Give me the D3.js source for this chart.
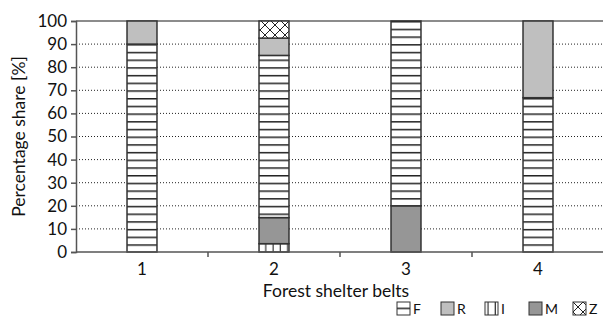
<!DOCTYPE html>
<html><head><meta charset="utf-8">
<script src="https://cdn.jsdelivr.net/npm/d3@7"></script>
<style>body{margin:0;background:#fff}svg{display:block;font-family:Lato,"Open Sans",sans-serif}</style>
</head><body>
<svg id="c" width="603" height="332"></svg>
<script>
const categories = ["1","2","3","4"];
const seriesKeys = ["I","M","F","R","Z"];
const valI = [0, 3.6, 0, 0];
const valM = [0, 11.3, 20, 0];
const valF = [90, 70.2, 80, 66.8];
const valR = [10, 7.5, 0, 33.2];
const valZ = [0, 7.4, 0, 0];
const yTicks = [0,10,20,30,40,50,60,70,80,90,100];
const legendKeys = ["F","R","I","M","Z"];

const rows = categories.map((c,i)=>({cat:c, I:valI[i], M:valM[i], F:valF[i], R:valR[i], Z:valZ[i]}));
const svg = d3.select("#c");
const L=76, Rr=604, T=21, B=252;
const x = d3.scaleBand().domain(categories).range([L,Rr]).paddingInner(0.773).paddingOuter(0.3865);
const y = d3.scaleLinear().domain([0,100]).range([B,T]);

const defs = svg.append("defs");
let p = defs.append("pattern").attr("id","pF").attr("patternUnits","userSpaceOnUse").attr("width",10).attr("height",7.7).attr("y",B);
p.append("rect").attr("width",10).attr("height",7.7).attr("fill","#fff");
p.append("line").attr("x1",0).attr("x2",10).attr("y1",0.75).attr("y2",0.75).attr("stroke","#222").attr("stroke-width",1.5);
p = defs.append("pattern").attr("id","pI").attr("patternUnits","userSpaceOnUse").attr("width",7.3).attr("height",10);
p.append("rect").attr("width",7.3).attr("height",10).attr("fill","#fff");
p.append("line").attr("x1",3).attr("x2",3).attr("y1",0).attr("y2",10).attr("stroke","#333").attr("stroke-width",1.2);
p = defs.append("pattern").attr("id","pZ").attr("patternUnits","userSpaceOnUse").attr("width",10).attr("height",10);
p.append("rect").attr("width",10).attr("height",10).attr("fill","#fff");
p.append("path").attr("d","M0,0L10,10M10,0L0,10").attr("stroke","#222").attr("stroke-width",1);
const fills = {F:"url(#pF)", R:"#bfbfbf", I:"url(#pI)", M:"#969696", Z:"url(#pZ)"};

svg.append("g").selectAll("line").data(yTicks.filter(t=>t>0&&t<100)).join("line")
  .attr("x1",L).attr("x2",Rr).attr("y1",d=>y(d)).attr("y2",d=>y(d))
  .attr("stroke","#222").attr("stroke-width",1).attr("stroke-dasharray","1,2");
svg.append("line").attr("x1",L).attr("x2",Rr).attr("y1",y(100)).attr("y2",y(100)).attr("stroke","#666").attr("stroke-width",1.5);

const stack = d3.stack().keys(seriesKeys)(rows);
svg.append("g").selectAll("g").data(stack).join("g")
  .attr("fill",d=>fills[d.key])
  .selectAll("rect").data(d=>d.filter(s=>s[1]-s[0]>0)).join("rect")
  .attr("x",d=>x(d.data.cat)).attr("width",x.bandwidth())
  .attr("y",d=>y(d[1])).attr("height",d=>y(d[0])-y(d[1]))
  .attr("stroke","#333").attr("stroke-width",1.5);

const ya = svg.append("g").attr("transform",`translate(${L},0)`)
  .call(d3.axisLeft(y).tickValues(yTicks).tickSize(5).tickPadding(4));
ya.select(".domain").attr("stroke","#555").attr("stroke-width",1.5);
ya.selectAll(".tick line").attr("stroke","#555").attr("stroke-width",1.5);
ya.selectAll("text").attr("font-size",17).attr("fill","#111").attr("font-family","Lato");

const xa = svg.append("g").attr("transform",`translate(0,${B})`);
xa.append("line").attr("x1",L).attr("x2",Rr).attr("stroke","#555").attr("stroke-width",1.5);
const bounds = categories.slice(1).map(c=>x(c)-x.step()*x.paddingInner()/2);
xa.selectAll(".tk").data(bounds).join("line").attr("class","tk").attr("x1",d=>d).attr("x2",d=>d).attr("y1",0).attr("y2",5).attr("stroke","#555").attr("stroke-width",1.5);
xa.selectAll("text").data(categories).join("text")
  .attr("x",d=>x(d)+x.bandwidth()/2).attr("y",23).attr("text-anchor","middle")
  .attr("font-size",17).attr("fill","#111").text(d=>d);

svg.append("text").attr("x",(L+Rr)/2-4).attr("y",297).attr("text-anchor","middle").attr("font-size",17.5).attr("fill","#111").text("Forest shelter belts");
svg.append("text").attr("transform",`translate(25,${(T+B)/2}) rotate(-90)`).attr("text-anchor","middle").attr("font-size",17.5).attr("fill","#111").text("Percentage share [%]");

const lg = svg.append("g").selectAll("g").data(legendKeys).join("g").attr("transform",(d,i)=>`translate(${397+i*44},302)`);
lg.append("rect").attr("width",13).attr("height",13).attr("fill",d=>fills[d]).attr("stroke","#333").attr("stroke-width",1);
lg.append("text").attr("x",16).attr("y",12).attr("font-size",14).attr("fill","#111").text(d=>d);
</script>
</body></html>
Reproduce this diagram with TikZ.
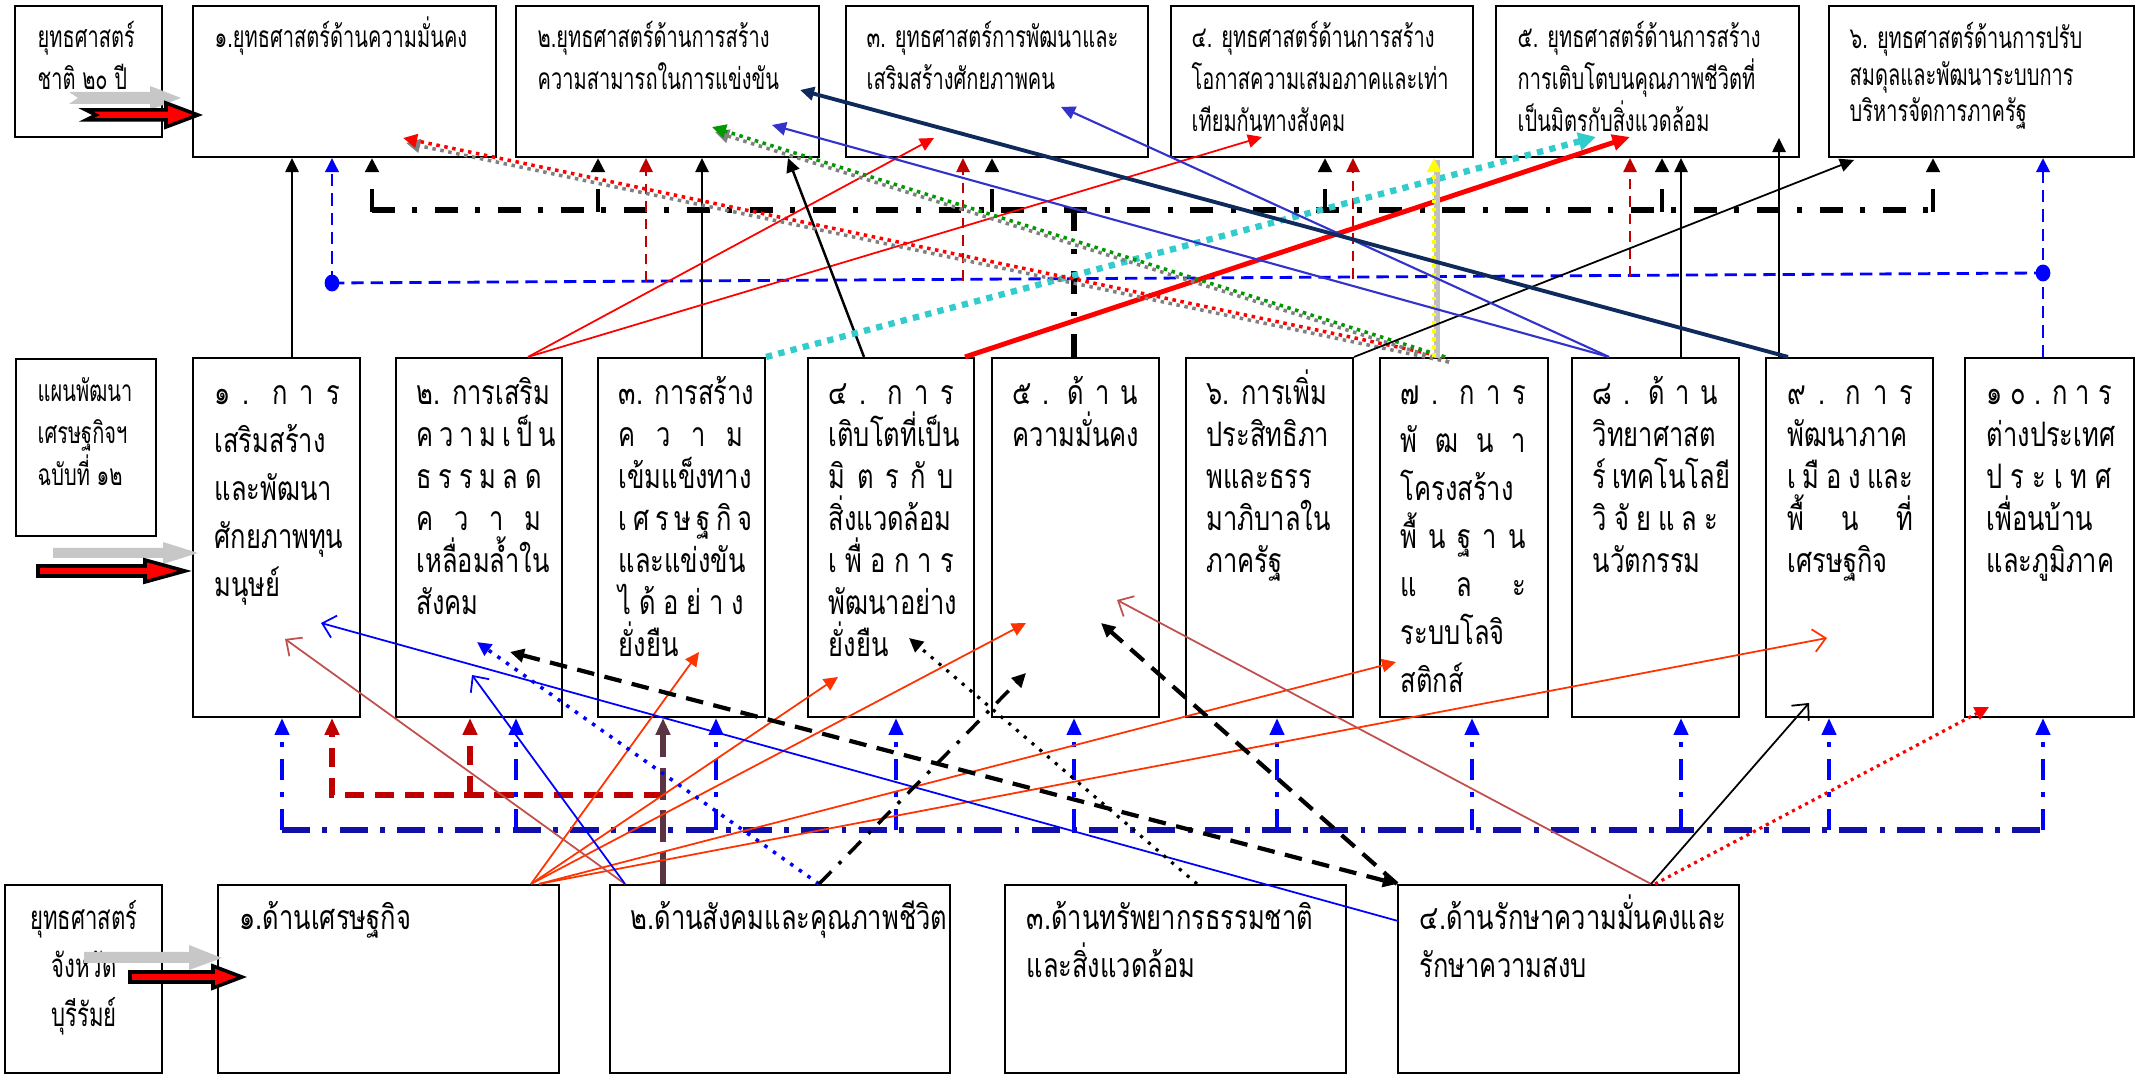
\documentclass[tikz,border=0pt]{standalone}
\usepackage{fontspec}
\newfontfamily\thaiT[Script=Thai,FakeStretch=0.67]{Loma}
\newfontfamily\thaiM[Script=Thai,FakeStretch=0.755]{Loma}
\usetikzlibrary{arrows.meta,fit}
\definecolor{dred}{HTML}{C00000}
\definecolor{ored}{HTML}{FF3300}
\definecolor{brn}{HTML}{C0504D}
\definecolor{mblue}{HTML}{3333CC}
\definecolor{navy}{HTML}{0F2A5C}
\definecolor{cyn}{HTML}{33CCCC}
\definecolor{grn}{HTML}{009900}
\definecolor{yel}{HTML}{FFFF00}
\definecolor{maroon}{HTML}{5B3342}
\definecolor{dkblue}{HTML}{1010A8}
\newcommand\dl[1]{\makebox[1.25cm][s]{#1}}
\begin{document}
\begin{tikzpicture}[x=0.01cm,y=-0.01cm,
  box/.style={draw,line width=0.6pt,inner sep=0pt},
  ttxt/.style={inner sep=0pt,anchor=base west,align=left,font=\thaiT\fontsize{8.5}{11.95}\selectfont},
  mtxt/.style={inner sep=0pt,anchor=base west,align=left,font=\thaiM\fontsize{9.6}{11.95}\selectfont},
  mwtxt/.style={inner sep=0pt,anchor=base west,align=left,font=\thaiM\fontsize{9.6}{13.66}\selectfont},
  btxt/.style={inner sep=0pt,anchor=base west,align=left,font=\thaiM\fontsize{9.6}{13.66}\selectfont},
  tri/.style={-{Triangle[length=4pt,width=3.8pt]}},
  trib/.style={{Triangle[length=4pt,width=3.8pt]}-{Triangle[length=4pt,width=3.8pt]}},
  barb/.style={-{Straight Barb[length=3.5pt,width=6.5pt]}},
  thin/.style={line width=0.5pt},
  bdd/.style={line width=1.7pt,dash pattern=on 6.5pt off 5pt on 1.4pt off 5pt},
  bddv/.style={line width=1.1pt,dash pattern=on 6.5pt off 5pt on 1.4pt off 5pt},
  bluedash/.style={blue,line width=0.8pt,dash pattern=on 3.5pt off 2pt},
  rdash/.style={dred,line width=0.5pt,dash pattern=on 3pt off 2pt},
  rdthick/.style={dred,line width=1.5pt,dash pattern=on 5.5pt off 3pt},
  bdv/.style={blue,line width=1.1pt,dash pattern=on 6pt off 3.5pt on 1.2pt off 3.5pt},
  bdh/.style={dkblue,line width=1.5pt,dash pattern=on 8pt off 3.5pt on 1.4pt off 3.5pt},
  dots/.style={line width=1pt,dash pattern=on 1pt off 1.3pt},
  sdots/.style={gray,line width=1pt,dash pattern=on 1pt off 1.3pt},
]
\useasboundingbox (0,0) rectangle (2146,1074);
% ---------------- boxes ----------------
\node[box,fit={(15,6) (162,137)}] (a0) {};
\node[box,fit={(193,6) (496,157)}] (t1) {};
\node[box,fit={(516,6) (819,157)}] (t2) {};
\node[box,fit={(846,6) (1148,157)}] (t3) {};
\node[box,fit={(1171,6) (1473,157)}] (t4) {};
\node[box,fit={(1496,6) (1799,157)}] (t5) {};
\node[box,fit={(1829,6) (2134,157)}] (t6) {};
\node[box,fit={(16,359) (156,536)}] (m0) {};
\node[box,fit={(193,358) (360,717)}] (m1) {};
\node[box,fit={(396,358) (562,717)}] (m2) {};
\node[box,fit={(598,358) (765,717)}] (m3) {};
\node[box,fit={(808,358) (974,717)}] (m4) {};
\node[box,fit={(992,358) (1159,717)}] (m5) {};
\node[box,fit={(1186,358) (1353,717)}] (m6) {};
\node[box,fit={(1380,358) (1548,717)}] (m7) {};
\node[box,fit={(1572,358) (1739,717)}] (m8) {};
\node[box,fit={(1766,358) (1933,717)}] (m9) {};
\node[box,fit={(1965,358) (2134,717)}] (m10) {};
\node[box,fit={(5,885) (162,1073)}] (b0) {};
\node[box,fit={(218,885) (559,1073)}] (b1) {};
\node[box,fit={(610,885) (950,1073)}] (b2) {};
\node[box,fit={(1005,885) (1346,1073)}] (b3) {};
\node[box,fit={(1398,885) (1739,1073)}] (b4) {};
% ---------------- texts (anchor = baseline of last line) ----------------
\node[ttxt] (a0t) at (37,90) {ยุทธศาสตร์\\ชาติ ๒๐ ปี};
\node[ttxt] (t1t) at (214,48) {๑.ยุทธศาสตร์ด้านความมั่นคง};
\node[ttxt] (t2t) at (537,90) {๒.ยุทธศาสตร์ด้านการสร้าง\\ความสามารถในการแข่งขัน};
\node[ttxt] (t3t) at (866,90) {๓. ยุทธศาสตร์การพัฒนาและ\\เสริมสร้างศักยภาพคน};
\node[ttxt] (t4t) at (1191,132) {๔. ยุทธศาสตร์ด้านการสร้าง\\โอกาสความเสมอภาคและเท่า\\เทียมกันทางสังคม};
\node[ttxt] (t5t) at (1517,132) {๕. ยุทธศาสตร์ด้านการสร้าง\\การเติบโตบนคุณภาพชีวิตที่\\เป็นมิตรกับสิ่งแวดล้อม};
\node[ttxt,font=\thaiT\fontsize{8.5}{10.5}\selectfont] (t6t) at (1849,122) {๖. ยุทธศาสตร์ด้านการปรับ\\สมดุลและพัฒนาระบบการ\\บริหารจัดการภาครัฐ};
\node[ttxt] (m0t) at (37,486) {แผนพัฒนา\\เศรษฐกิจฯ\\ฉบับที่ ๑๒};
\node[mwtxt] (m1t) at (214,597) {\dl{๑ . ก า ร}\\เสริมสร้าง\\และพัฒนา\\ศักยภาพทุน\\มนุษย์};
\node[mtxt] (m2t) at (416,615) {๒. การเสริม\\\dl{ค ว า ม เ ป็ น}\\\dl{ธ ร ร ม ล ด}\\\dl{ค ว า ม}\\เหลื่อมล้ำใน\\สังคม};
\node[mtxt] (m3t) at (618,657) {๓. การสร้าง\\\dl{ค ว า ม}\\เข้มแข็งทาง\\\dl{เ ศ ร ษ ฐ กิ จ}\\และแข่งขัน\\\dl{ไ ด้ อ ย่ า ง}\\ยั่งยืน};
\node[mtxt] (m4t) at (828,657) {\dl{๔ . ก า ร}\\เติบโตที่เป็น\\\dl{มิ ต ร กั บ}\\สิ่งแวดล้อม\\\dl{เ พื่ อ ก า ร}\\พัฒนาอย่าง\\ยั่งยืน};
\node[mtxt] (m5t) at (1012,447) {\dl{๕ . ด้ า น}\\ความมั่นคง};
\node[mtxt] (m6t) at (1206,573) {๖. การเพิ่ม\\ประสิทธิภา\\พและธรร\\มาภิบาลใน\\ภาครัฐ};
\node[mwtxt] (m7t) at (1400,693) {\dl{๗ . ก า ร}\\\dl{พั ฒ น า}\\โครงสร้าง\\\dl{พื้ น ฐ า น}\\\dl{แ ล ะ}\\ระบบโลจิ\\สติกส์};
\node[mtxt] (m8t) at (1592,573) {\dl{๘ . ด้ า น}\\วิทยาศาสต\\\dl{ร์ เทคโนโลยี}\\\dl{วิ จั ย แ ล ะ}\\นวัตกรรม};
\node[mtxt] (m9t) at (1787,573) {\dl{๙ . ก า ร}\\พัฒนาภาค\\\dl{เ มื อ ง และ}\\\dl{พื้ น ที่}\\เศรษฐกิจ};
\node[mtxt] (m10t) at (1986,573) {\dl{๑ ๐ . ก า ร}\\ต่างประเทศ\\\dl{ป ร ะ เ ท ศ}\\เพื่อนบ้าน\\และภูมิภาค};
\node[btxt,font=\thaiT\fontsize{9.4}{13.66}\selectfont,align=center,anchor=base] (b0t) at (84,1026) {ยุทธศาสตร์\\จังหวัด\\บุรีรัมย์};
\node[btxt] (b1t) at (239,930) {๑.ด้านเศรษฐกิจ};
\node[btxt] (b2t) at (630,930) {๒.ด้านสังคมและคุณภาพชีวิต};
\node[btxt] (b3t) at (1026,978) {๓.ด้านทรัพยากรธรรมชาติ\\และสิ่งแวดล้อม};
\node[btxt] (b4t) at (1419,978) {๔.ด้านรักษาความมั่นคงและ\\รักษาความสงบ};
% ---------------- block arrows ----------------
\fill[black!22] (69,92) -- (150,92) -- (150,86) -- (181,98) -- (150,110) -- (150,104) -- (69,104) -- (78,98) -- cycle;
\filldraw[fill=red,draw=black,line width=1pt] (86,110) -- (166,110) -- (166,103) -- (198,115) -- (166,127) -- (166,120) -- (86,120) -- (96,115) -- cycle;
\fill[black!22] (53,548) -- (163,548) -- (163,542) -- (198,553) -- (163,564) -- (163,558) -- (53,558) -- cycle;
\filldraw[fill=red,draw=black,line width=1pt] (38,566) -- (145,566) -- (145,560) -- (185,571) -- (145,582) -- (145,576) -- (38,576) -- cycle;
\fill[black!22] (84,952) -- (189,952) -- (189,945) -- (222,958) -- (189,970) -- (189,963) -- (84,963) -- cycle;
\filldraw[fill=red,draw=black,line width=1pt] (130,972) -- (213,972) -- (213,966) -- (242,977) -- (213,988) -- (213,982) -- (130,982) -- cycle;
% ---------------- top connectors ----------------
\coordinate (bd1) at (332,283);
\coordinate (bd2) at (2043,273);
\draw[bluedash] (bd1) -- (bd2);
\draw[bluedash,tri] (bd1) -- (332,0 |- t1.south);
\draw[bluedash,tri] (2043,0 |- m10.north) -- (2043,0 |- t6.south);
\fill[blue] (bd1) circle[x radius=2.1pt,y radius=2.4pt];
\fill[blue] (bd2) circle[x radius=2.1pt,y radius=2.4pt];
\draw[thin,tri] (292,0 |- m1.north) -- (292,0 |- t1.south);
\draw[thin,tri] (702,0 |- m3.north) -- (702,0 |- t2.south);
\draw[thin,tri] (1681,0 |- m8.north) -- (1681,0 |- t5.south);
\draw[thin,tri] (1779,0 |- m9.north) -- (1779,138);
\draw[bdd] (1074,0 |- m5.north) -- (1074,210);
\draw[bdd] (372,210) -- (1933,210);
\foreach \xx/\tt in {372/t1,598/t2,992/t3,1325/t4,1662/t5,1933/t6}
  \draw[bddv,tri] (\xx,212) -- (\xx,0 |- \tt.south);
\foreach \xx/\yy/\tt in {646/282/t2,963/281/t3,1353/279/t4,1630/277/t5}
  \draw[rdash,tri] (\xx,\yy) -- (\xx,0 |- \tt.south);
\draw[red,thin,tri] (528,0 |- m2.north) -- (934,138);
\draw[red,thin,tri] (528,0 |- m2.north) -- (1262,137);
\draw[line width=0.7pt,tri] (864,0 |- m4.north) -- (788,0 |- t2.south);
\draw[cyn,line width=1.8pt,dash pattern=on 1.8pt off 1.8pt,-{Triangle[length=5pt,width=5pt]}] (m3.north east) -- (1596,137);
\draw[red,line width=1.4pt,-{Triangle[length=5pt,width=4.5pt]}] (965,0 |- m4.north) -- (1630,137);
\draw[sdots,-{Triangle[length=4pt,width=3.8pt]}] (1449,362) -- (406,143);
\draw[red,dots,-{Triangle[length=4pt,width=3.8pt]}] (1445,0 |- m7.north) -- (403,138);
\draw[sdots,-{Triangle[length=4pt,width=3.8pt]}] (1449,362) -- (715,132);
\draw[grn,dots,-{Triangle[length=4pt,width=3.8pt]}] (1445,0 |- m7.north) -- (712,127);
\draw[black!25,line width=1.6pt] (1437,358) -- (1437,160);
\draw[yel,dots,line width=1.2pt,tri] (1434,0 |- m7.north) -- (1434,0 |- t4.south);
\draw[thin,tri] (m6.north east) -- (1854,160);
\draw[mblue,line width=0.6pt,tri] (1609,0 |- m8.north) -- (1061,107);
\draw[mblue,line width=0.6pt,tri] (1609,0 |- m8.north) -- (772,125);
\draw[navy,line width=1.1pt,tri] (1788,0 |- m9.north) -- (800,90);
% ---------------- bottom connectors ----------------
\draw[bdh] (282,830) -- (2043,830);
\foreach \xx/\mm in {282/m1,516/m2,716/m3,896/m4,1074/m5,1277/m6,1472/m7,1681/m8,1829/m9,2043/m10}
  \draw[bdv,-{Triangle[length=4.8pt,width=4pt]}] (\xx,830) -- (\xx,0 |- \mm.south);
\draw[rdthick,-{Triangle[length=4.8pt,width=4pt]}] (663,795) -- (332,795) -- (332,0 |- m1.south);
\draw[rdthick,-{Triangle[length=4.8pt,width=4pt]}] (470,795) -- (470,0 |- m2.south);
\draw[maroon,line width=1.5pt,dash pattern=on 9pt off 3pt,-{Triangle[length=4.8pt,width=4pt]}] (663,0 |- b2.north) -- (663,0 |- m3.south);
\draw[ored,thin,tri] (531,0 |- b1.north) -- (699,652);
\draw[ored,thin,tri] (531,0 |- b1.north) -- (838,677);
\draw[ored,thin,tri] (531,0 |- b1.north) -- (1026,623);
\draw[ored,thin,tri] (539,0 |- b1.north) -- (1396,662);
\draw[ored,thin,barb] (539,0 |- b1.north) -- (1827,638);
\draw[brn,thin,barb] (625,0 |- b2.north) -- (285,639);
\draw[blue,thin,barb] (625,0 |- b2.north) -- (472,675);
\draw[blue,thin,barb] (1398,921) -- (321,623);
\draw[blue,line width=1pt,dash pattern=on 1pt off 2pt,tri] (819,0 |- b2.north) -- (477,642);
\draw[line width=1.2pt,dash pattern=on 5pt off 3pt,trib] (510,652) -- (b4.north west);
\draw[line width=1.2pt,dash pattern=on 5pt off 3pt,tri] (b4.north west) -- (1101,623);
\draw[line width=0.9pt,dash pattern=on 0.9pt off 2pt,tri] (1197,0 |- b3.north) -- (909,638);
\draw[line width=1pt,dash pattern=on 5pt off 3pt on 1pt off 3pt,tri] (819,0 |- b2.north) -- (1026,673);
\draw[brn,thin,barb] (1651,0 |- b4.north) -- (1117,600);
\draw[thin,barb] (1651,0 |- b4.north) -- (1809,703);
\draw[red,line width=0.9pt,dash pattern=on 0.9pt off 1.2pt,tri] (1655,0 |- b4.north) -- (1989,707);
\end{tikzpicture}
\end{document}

*Aim*. Repeat only the lines between the top of the entries above and the line containing "const y = d3.scaleLinear().domain([0,100]).range([B,T]);", both ends included, without the pictures.

*Response below*.
Give me the D3.js source for this chart.
<!DOCTYPE html>
<html><head><meta charset="utf-8">
<script src="https://cdn.jsdelivr.net/npm/d3@7"></script>
<style>body{margin:0;background:#fff}svg{display:block;font-family:Lato,"Open Sans",sans-serif}</style>
</head><body>
<svg id="c" width="603" height="332"></svg>
<script>
const categories = ["1","2","3","4"];
const seriesKeys = ["I","M","F","R","Z"];
const valI = [0, 3.6, 0, 0];
const valM = [0, 11.3, 20, 0];
const valF = [90, 70.2, 80, 66.8];
const valR = [10, 7.5, 0, 33.2];
const valZ = [0, 7.4, 0, 0];
const yTicks = [0,10,20,30,40,50,60,70,80,90,100];
const legendKeys = ["F","R","I","M","Z"];

const rows = categories.map((c,i)=>({cat:c, I:valI[i], M:valM[i], F:valF[i], R:valR[i], Z:valZ[i]}));
const svg = d3.select("#c");
const L=76, Rr=604, T=21, B=252;
const x = d3.scaleBand().domain(categories).range([L,Rr]).paddingInner(0.773).paddingOuter(0.3865);
const y = d3.scaleLinear().domain([0,100]).range([B,T]);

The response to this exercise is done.